PROBLEM TO SOLVE ::
Take the records below from their first line to the line with "14790, 13635, 14035];", and restate those lines word for word.

[Lines of data]
Begin
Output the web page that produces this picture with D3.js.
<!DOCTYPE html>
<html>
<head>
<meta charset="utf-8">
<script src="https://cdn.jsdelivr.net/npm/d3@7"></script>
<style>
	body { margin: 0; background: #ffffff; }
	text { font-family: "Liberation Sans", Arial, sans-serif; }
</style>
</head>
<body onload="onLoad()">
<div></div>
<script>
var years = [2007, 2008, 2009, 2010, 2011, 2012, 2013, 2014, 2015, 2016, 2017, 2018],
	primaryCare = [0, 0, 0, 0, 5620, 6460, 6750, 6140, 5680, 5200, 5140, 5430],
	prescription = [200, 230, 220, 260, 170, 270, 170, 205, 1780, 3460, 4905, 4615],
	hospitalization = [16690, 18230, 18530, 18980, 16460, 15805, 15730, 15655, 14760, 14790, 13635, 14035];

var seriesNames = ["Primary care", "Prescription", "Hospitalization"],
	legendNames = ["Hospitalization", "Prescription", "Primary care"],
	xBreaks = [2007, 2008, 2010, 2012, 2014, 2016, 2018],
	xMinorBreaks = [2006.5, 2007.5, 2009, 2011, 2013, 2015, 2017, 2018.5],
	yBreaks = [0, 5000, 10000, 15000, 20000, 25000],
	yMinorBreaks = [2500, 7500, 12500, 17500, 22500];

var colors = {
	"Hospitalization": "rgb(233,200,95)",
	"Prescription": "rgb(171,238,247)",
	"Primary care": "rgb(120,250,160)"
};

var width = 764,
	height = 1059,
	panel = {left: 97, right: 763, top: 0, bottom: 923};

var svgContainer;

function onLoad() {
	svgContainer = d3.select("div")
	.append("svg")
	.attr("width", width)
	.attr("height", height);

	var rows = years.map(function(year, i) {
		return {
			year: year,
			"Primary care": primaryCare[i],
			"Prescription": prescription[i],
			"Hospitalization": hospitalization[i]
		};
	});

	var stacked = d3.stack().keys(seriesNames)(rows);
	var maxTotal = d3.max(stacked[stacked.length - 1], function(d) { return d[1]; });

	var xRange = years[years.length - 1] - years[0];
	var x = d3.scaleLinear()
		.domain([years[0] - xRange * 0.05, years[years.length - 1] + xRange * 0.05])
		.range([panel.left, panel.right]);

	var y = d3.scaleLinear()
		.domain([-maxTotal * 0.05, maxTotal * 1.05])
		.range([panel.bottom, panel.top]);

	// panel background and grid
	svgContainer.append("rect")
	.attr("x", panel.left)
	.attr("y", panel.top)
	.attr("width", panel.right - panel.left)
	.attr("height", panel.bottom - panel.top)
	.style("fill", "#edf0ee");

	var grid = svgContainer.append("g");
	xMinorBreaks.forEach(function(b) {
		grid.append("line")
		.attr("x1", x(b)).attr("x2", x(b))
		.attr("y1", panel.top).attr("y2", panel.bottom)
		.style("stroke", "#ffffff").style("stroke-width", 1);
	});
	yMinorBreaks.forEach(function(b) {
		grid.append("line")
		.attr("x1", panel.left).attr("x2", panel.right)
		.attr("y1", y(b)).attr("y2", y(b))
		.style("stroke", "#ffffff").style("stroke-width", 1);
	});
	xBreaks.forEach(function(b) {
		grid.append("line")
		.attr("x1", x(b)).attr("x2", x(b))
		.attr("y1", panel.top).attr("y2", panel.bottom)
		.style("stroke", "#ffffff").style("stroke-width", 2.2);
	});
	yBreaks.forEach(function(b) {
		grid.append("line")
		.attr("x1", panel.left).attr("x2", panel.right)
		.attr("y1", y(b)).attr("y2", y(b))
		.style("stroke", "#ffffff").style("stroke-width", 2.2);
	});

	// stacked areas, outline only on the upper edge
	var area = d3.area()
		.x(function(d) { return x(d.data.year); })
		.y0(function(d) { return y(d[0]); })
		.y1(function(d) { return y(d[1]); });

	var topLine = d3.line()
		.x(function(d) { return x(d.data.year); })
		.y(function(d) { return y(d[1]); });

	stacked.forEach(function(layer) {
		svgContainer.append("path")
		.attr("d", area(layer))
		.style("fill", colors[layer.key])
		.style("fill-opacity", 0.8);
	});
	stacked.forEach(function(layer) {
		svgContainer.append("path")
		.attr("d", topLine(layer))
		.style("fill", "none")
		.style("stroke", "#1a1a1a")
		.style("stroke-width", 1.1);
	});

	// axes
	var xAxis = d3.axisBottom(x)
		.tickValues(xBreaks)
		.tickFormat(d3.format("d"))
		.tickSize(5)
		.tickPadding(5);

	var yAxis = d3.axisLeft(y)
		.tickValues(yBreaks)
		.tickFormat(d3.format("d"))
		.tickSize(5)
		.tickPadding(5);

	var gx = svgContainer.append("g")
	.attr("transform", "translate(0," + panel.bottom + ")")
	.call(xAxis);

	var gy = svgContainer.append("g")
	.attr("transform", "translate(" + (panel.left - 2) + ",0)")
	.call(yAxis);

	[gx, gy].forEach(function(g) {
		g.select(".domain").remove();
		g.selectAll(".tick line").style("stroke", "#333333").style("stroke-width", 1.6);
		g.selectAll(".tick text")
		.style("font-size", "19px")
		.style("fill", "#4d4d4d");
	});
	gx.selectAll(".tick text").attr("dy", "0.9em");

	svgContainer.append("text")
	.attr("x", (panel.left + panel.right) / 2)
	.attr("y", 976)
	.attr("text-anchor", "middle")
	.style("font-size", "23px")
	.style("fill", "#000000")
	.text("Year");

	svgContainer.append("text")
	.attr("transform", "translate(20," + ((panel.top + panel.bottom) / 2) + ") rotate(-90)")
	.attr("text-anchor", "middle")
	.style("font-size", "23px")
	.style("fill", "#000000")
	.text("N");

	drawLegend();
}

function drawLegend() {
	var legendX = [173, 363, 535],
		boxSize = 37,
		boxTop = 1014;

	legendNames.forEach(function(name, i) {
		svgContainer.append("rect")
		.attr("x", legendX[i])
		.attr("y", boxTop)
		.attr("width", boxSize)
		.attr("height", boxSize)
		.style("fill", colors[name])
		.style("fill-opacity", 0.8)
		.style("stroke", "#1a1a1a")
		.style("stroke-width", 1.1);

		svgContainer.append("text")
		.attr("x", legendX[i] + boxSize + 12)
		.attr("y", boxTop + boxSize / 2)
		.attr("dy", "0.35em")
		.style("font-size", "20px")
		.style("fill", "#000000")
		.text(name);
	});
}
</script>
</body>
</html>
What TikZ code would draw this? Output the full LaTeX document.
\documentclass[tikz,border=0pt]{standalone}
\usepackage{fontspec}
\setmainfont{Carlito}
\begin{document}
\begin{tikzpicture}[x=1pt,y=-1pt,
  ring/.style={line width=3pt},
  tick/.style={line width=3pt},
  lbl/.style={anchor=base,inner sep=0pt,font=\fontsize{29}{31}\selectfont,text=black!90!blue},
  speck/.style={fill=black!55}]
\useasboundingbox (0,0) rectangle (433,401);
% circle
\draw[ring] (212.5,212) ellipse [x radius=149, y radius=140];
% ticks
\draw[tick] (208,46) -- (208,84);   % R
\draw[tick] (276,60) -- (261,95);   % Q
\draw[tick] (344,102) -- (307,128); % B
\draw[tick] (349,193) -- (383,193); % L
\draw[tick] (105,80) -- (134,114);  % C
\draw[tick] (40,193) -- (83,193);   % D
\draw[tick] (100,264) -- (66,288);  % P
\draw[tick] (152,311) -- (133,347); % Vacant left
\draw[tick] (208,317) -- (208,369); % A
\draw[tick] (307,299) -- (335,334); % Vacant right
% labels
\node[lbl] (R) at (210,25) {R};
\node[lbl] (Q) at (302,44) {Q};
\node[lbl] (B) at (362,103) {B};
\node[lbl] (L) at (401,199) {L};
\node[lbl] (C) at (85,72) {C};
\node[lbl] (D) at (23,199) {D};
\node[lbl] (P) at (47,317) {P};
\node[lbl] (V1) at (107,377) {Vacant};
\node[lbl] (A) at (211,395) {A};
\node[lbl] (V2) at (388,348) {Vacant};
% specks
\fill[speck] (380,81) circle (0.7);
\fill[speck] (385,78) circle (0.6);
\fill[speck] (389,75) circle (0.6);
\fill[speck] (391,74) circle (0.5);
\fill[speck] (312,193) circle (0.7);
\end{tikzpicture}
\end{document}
End
FINISHED EXERCISE ::
Output the web page that produces this picture with D3.js.
<!DOCTYPE html>
<html>
<head>
<meta charset="utf-8">
<script src="https://cdn.jsdelivr.net/npm/d3@7"></script>
<style>
	body { margin: 0; background: #ffffff; }
	text { font-family: "Liberation Sans", Arial, sans-serif; }
</style>
</head>
<body onload="onLoad()">
<div></div>
<script>
var years = [2007, 2008, 2009, 2010, 2011, 2012, 2013, 2014, 2015, 2016, 2017, 2018],
	primaryCare = [0, 0, 0, 0, 5620, 6460, 6750, 6140, 5680, 5200, 5140, 5430],
	prescription = [200, 230, 220, 260, 170, 270, 170, 205, 1780, 3460, 4905, 4615],
	hospitalization = [16690, 18230, 18530, 18980, 16460, 15805, 15730, 15655, 14760, 14790, 13635, 14035];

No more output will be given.